**Request:** Every line below should be repeated exactly.

Source data
start
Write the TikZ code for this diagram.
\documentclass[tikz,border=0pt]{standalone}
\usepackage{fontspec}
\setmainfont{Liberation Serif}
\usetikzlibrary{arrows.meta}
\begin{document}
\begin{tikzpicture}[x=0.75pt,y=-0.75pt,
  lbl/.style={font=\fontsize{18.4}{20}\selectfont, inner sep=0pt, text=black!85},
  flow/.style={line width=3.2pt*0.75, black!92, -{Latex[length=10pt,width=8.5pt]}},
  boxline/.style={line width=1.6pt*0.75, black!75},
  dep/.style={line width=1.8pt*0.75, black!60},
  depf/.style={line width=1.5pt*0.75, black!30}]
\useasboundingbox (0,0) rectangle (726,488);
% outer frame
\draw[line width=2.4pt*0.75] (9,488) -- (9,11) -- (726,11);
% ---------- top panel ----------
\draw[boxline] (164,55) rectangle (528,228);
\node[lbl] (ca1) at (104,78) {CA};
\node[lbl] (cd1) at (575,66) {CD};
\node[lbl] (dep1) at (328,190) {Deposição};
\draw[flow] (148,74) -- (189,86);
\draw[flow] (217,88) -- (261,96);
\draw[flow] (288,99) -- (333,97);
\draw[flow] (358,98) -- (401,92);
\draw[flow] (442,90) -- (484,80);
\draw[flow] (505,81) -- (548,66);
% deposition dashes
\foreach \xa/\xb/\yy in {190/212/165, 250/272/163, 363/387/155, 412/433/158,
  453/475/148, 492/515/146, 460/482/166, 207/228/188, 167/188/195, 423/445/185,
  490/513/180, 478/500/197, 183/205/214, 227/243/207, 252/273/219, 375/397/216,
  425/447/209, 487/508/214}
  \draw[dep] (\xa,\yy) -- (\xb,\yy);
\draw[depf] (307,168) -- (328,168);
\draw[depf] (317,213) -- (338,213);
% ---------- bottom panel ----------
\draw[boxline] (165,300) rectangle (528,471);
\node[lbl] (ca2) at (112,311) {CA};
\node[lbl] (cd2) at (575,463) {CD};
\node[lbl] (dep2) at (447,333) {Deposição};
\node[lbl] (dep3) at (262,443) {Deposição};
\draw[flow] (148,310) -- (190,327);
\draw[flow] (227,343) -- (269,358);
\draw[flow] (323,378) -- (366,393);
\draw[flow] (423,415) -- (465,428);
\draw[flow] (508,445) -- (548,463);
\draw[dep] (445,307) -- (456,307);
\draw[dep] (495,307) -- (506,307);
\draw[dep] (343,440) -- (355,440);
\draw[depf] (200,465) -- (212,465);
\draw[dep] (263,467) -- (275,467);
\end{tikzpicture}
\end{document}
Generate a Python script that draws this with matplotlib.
end
**The output:**
Write the TikZ code for this diagram.
\documentclass[tikz,border=0pt]{standalone}
\usepackage{fontspec}
\setmainfont{Liberation Serif}
\usetikzlibrary{arrows.meta}
\begin{document}
\begin{tikzpicture}[x=0.75pt,y=-0.75pt,
  lbl/.style={font=\fontsize{18.4}{20}\selectfont, inner sep=0pt, text=black!85},
  flow/.style={line width=3.2pt*0.75, black!92, -{Latex[length=10pt,width=8.5pt]}},
  boxline/.style={line width=1.6pt*0.75, black!75},
  dep/.style={line width=1.8pt*0.75, black!60},
  depf/.style={line width=1.5pt*0.75, black!30}]
\useasboundingbox (0,0) rectangle (726,488);
% outer frame
\draw[line width=2.4pt*0.75] (9,488) -- (9,11) -- (726,11);
% ---------- top panel ----------
\draw[boxline] (164,55) rectangle (528,228);
\node[lbl] (ca1) at (104,78) {CA};
\node[lbl] (cd1) at (575,66) {CD};
\node[lbl] (dep1) at (328,190) {Deposição};
\draw[flow] (148,74) -- (189,86);
\draw[flow] (217,88) -- (261,96);
\draw[flow] (288,99) -- (333,97);
\draw[flow] (358,98) -- (401,92);
\draw[flow] (442,90) -- (484,80);
\draw[flow] (505,81) -- (548,66);
% deposition dashes
\foreach \xa/\xb/\yy in {190/212/165, 250/272/163, 363/387/155, 412/433/158,
  453/475/148, 492/515/146, 460/482/166, 207/228/188, 167/188/195, 423/445/185,
  490/513/180, 478/500/197, 183/205/214, 227/243/207, 252/273/219, 375/397/216,
  425/447/209, 487/508/214}
  \draw[dep] (\xa,\yy) -- (\xb,\yy);
\draw[depf] (307,168) -- (328,168);
\draw[depf] (317,213) -- (338,213);
% ---------- bottom panel ----------
\draw[boxline] (165,300) rectangle (528,471);
\node[lbl] (ca2) at (112,311) {CA};
\node[lbl] (cd2) at (575,463) {CD};
\node[lbl] (dep2) at (447,333) {Deposição};
\node[lbl] (dep3) at (262,443) {Deposição};
\draw[flow] (148,310) -- (190,327);
\draw[flow] (227,343) -- (269,358);
\draw[flow] (323,378) -- (366,393);
\draw[flow] (423,415) -- (465,428);
\draw[flow] (508,445) -- (548,463);
\draw[dep] (445,307) -- (456,307);
\draw[dep] (495,307) -- (506,307);
\draw[dep] (343,440) -- (355,440);
\draw[depf] (200,465) -- (212,465);
\draw[dep] (263,467) -- (275,467);
\end{tikzpicture}
\end{document}
Generate a Python script that draws this with matplotlib.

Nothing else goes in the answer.